Achava-o “repulsivo”. É provável que até então nunca tivesse tido alguma
experiência do tipo, a não ser, claro, o abuso do meio irmão, que tanto a
traumatizou.
A maioria de seus
amigos era constituída de homossexuais (masculinos e femininos) assumidos.

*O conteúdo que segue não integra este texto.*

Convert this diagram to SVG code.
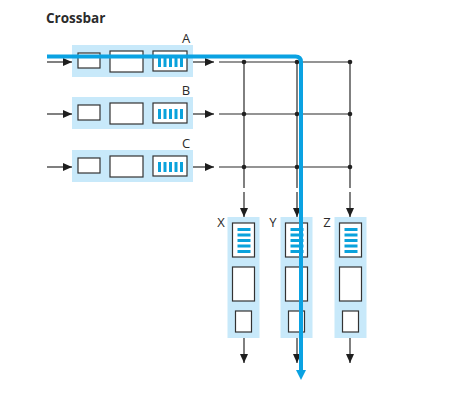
<svg xmlns="http://www.w3.org/2000/svg" width="449" height="420" viewBox="0 0 449 420">
<defs>
<style>
.lb{fill:#c8e9fa}
.bx{fill:#fff;stroke:#333;stroke-width:1.2}
.bar{fill:#0aa2dc}
.ln{stroke:#2a2a2a;stroke-width:1.2;fill:none}
.dot{fill:#222}
.t{font-family:"Open Sans","Liberation Sans",sans-serif;fill:#2b2b2b}
.lab{font-size:13px;text-anchor:middle}
</style>
<marker id="ah" markerUnits="userSpaceOnUse" markerWidth="10" markerHeight="10" viewBox="0 0 10 10" refX="9" refY="5" orient="auto">
<path d="M0,1 L9,5 L0,9 Z" fill="#1e1e1e"/>
</marker>
<g id="rowbox">
<rect class="lb" x="72" y="-17" width="121" height="32"/>
<rect class="bx" x="78" y="-9" width="22" height="15"/>
<rect class="bx" x="110" y="-11" width="33" height="21"/>
<rect class="bx" x="153" y="-11" width="34" height="20"/>
<rect class="bar" x="158" y="-5" width="3" height="10"/>
<rect class="bar" x="163.5" y="-5" width="3" height="10"/>
<rect class="bar" x="169" y="-5" width="3" height="10"/>
<rect class="bar" x="174.5" y="-5" width="3" height="10"/>
<rect class="bar" x="180" y="-5" width="3" height="10"/>
</g>
<g id="colbox">
<rect class="lb" x="-16" y="217" width="32" height="121"/>
<rect class="bx" x="-11" y="223" width="22" height="34"/>
<rect class="bar" x="-6" y="228" width="13" height="3"/>
<rect class="bar" x="-6" y="233.5" width="13" height="3"/>
<rect class="bar" x="-6" y="239" width="13" height="3"/>
<rect class="bar" x="-6" y="244.5" width="13" height="3"/>
<rect class="bar" x="-6" y="250" width="13" height="3"/>
<rect class="bx" x="-11" y="267" width="22" height="34"/>
<rect class="bx" x="-8" y="311" width="16" height="21"/>
</g>
</defs>
<rect width="449" height="420" fill="#fff"/>
<text class="t" x="46" y="23" font-size="13.5" font-weight="bold">Crossbar</text>

<g id="input-A"><use href="#rowbox" y="62"/><text class="t lab" x="186" y="43">A</text></g>
<g id="input-B"><use href="#rowbox" y="114"/><text class="t lab" x="186" y="95">B</text></g>
<g id="input-C"><use href="#rowbox" y="167"/><text class="t lab" x="186" y="148">C</text></g>

<g id="output-X"><use href="#colbox" x="243.5"/><text class="t lab" x="221" y="227">X</text></g>
<g id="output-Y"><use href="#colbox" x="296.5"/><text class="t lab" x="273" y="227">Y</text></g>
<g id="output-Z"><use href="#colbox" x="350.5"/><text class="t lab" x="327" y="227">Z</text></g>

<g id="connectors">
<line class="ln" x1="47" y1="62" x2="72" y2="62" marker-end="url(#ah)"/>
<line class="ln" x1="47" y1="114" x2="72" y2="114" marker-end="url(#ah)"/>
<line class="ln" x1="47" y1="167" x2="72" y2="167" marker-end="url(#ah)"/>
<line class="ln" x1="193" y1="62" x2="214" y2="62" marker-end="url(#ah)"/>
<line class="ln" x1="193" y1="114" x2="214" y2="114" marker-end="url(#ah)"/>
<line class="ln" x1="193" y1="167" x2="214" y2="167" marker-end="url(#ah)"/>
<line class="ln" x1="219" y1="62" x2="350" y2="62"/>
<line class="ln" x1="219" y1="114" x2="350" y2="114"/>
<line class="ln" x1="219" y1="167" x2="350" y2="167"/>
<line class="ln" x1="244" y1="62" x2="244" y2="188"/>
<line class="ln" x1="297" y1="62" x2="297" y2="188"/>
<line class="ln" x1="350" y1="62" x2="350" y2="188"/>
<line class="ln" x1="244" y1="192" x2="244" y2="217" marker-end="url(#ah)"/>
<line class="ln" x1="297" y1="192" x2="297" y2="217" marker-end="url(#ah)"/>
<line class="ln" x1="350" y1="192" x2="350" y2="217" marker-end="url(#ah)"/>
<line class="ln" x1="244" y1="338" x2="244" y2="363" marker-end="url(#ah)"/>
<line class="ln" x1="297" y1="338" x2="297" y2="363" marker-end="url(#ah)"/>
<line class="ln" x1="350" y1="338" x2="350" y2="363" marker-end="url(#ah)"/>
<circle class="dot" cx="244" cy="62" r="2.3"/>
<circle class="dot" cx="297" cy="62" r="2.3"/>
<circle class="dot" cx="350" cy="62" r="2.3"/>
<circle class="dot" cx="244" cy="114" r="2.3"/>
<circle class="dot" cx="297" cy="114" r="2.3"/>
<circle class="dot" cx="350" cy="114" r="2.3"/>
<circle class="dot" cx="244" cy="167" r="2.3"/>
<circle class="dot" cx="297" cy="167" r="2.3"/>
<circle class="dot" cx="350" cy="167" r="2.3"/>
<path d="M47 56.5 H295.5 Q301 56.5 301 62 V371" fill="none" stroke="#0aa2e2" stroke-width="4"/>
<path d="M296 370 L306 370 L301 380 Z" fill="#0aa2e2"/>
</g>
</svg>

Virgínia chegou, mesmo, a morar, sob o mesmo teto, com o economista John
Maynard Keynes, notório “gay”. Claro que sexo era tabu entre ambos. Não chegava
sequer a ser mencionado, ou mesmo sugerido, em suas conversas. Tratava-se de um
casal em que os parceiros eram, um para o outro, “assexuados”. Ela, pelo menos, não escondia sua repulsa por
homens no que dissesse respeito a sexo. Ele, por sua vez, ao que se sabe, não
tinha nas mulheres seu ideal sexual. Mas tudo isso deu o que falar. Pudera! Não
só sua paixão por mocinhas, mas também o gosto de Virgínia por charutos e
outras tantas preferências e comportamentos que tinha, tidos e havidos como
tipicamente masculinos, eram temas de fofocas e falatórios.
A Inglaterra, de então,
adotava a tal da “moral vitoriana”. Pelo menos em público, claro. Apenas nove
anos antes, em 1895, Oscar Wilde havia sido condenado a dois anos de prisão por
“pederastia”, num processo rumoroso, que mobilizou a opinião pública de todo o
país e que quase arruinou a carreira do escritor. Este, contudo, aproveitou o
encarceramento para fazer o que mais sabia e gostava: escrever. E escreveu dois
livros, ambos de relativo sucesso: “De Profundis” e “Balada do cárcere de
Reading”. Mas o homossexualismo era considerado, então, pela sociedade inglesa,
não apenas “anormalidade sexual”, mas era capitulado, até, como “crime”.
Virgínia, a despeito de se apaixonar por mulheres, não era, propriamente,
lésbica, como destaquei. Afinal, detestava sexo, fosse este praticado com
homens ou com mulheres. Que estrago um trauma sexual tende a fazer no
comportamento, nas emoções e na saúde mental de uma pessoa!!!